たとえばアンネは1944年のある日、日記にこう書き記しています。

どんな不幸のなかにも、つねに美しいものが残っているということを発見しました。それを探す気になりさえすれば、それだけ多くの美しいもの、多くの幸福が見つかり、ひとは心の調和をとりもどすでしょう。そして幸福なひとはだれでもほかのひとまで幸福にしてくれます。それだけの勇気と信念を持つひとは、けっして不幸に押しつぶされたりはしないのです。
アムステルダムの隠れ家の中で過ごした2年の間、外へ出ることは「死」を意味していました。だからこそ彼女は「書く」という行為を通じて自分の心の中へ降りていくしかありませんでした。日記のなかで「キティー」という架空の友人に語りかけることで、自分の内面を見つめ、成長していったことがはっきりと読み取れます。これはもはや日記を越えて文学です。
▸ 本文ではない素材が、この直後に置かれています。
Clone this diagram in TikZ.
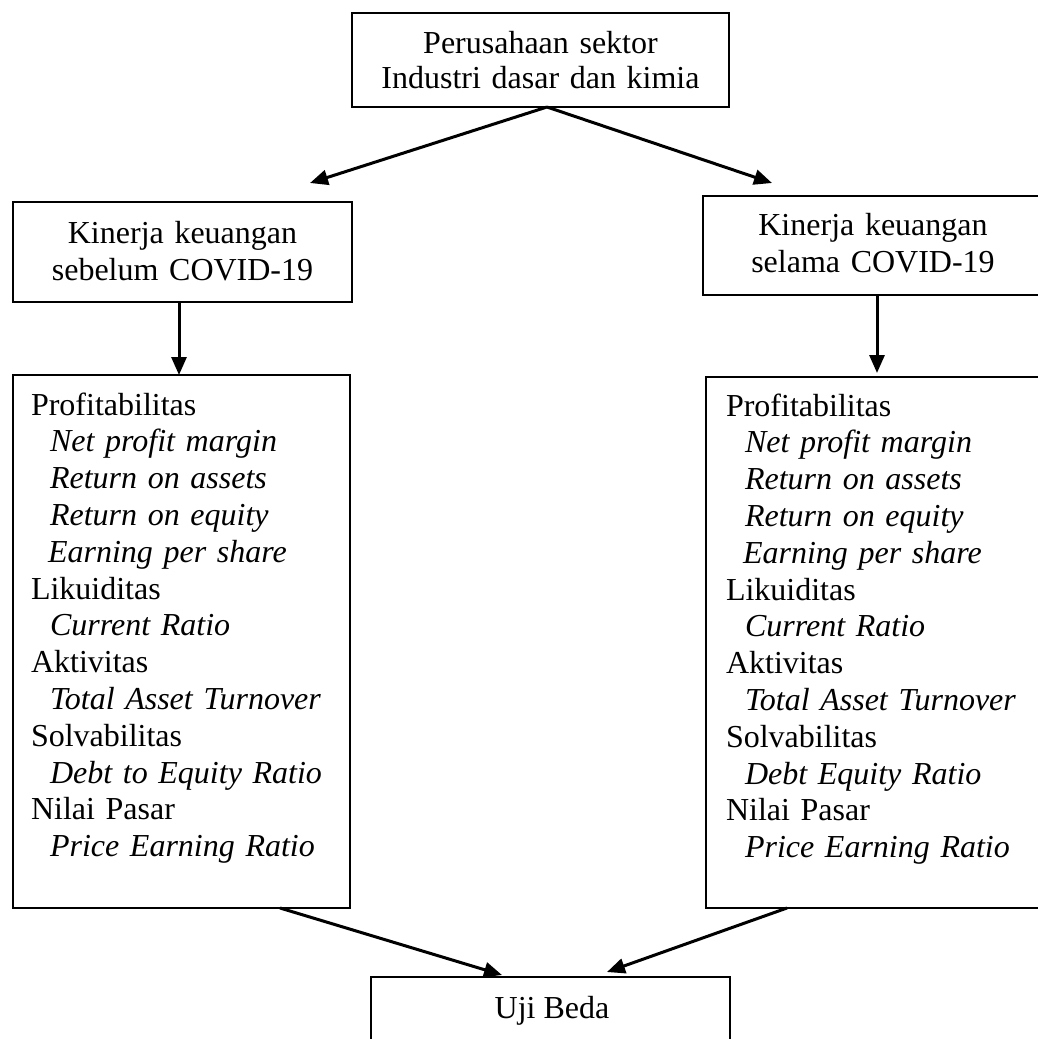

こうして日々生への希望や周囲との葛藤を書き記すことで自己を少しずつ確立し、少女から大人への階段を登りきろうとしたまさにその直前(1944年8月)にアンネらは秘密警察に捕縛され、日記は途切れています。

私が『アンネの日記』をここで「ヒント」とした理由は、そもそもこのような記述が産み落とされるに至った戦争や人種差別といった様々な問題以外にも、渡辺麻友さんを数年間応援してきた身として「アイドルという職業も、やはり普通の日常ではありえないようなことを日々経験し、そのなかでどういう葛藤があり、どう自分の精神的成長へ結びつけているのだろうか」と連想せざるを得なかったためです。

おそらくほとんどの場合、「私の考えすぎ」で片付けられる問題だと思います。平和な時代のアイドルと戦時中の潜伏生活を並列して語るのは飛躍しすぎでしょうし、アイドルを文学的な観点から語り過ぎているでしょう。

しかしもしかするとごく少数の人は、アンネのように様々な経験をもとに内面での様々な葛藤を経て、やがては表現者として大輪の花を咲かせることがあるのかもしれませんし、あまりに多くのものを見すぎたがためにその道を引き返すことになるのかもしれません。

これからも渡辺麻友さんに喩えられ、また彼女を乗り越えて新たなアイドル像というものが打ち立てられることになると思いますが、そのとき私たちはその人に対してどのような言葉をかけたらよいのか・・・。ついそういうことを深く考えてしまいました。